Burgers with Dried Tomatoes, Chèvre and Arugula

Preparation
20 minutes
Baking
15 minutes
Portions
4
Ingredients
  • 600 g (1-1/3 lbs.) of duBreton extra-lean ground pork
  • 30 mL (2 tbsp.) of chopped onion
  • 5 mL (1 tsp.) of dried rosemary
  • 30 mL (2 tbsp.) of fresh parsley, chopped
  • 1 egg
  • 125 mL (1/2 c.) of bread crumbs
  • Fresh-ground pepper and salt to taste

Garnishes

  • 4 whole-wheat buns
  • 80 mL (1/3 c.) of fresh unripened goat cheese, softened
  • 8 pieces of dried tomato
  • 250 mL (1 c.) of young arugula leaves
Preparation steps
  1. Preheat barbecue to medium-high or conventional oven to 210°C (425°F).
  2. In a bowl, mix all burger ingredients with exception of garnishes.
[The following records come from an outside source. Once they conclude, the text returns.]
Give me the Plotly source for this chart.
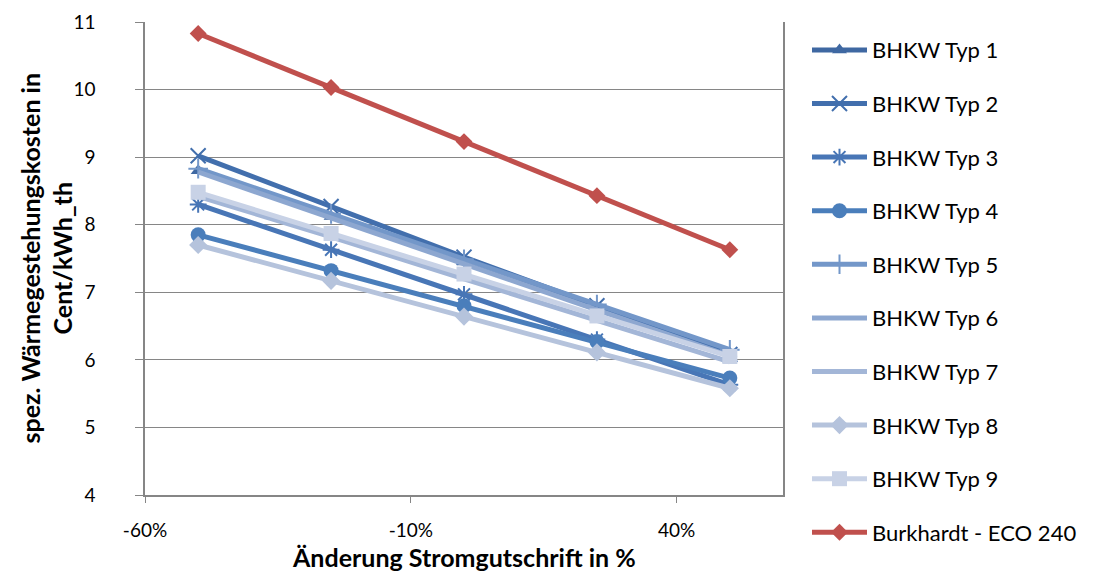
import plotly.graph_objects as go

x_change = [-50, -25, 0, 25, 50]
x_tickvals = [-60, -10, 40]
x_ticktext = ["-60%", "-10%", "40%"]

typ1 = [8.80, 8.12, 7.45, 6.78, 6.10]
typ2 = [9.02, 8.27, 7.52, 6.80, 6.08]
typ3 = [8.30, 7.63, 6.97, 6.30, 5.63]
typ4 = [7.85, 7.32, 6.80, 6.27, 5.73]
typ5 = [8.83, 8.16, 7.49, 6.82, 6.15]
typ6 = [8.78, 8.10, 7.42, 6.74, 6.06]
typ7 = [8.42, 7.82, 7.20, 6.58, 5.97]
typ8 = [7.70, 7.17, 6.64, 6.11, 5.58]
typ9 = [8.48, 7.87, 7.27, 6.65, 6.05]
burkhardt = [10.83, 10.03, 9.23, 8.43, 7.63]

names = ["BHKW Typ 1", "BHKW Typ 2", "BHKW Typ 3", "BHKW Typ 4", "BHKW Typ 5",
         "BHKW Typ 6", "BHKW Typ 7", "BHKW Typ 8", "BHKW Typ 9", "Burkhardt - ECO 240"]
series = [typ1, typ2, typ3, typ4, typ5, typ6, typ7, typ8, typ9, burkhardt]
colors = ["#3F68A2", "#426FAD", "#4876B6", "#4A7EBB", "#7397C9",
          "#8DA7D0", "#A3B6D7", "#B5C3DC", "#C8D2E6", "#C0504D"]
symbols = ["triangle-up", "x-thin", "asterisk", "circle", "cross-thin",
           None, None, "diamond", "square", "diamond"]
sizes = [13, 15, 14, 15, 14, 0, 0, 14, 15, 13]

x_title = "<b>Änderung Stromgutschrift in %</b>"
y_title = "<b>spez. Wärmegestehungskosten in<br>Cent/kWh_th</b>"

fig = go.Figure()
for i, (nm, ys, c, s, sz) in enumerate(zip(names, series, colors, symbols, sizes)):
    if s is None:
        mode = "lines"
        marker = dict()
    else:
        mode = "lines+markers"
        if s.endswith("thin") or s == "asterisk":
            marker = dict(symbol=s, size=sz, color=c, line=dict(color=c, width=2))
        else:
            marker = dict(symbol=s, size=sz, color=c, line=dict(width=0))
    fig.add_trace(go.Scatter(
        x=x_change, y=ys, name=nm, mode=mode,
        line=dict(color=c, width=5), marker=marker,
        legendgroup=f"g{i}",
    ))

fig.update_layout(
    width=1086, height=566,
    margin=dict(l=137, r=311, t=14, b=79, autoexpand=False),
    paper_bgcolor="white", plot_bgcolor="white",
    font=dict(family="Lato, 'Open Sans', sans-serif", size=19, color="#000000"),
    legend=dict(
        x=662 / 638, xanchor="left", y=0.985, yanchor="top",
        font=dict(size=22), tracegroupgap=22, itemwidth=55,
        bgcolor="rgba(0,0,0,0)", maxheight=560,
    ),
    showlegend=True,
)
fig.add_annotation(
    text=y_title, textangle=-90, showarrow=False,
    xref="paper", yref="paper", x=(38 - 137) / 638, y=0.5,
    xanchor="center", yanchor="middle",
    font=dict(size=25, color="#000000"),
)
fig.add_annotation(
    text=x_title, showarrow=False,
    xref="paper", yref="paper", x=0.5, y=-(549 - 487) / 473,
    xanchor="center", yanchor="middle",
    font=dict(size=25, color="#000000"),
)
fig.update_xaxes(
    range=[-60, 60], tickvals=x_tickvals, ticktext=x_ticktext,
    showgrid=False, zeroline=False,
    showline=True, linecolor="#868686", linewidth=1.5,
    ticks="outside", ticklen=6, tickcolor="#868686",
    tickfont=dict(size=19), ticklabelstandoff=11,
)
fig.update_yaxes(
    range=[4, 11], dtick=1,
    showgrid=True, gridcolor="#868686", gridwidth=1.2,
    zeroline=False,
    showline=True, linecolor="#868686", linewidth=1.5, mirror=True,
    ticks="outside", ticklen=8, tickcolor="#868686",
    tickfont=dict(size=19), ticklabelstandoff=36,
)

fig.write_html("out.html")
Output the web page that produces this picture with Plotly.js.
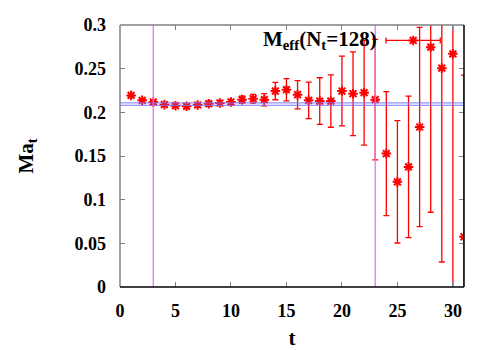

Season to taste.
  3. Divide mixture into 4 portions and form into patties.
  4. Place on grill or on a baking sheet covered with parchment paper in centre of oven. Cook patties for 12 - 15 minutes, turning once.
  5. Heat buns, spread goat cheese on bottom half of buns and place patties on buns followed by dried tomatoes and arugula.
Note

Patties may also be cooked over medium-high heat on stovetop; allow 5-7 minutes for each side.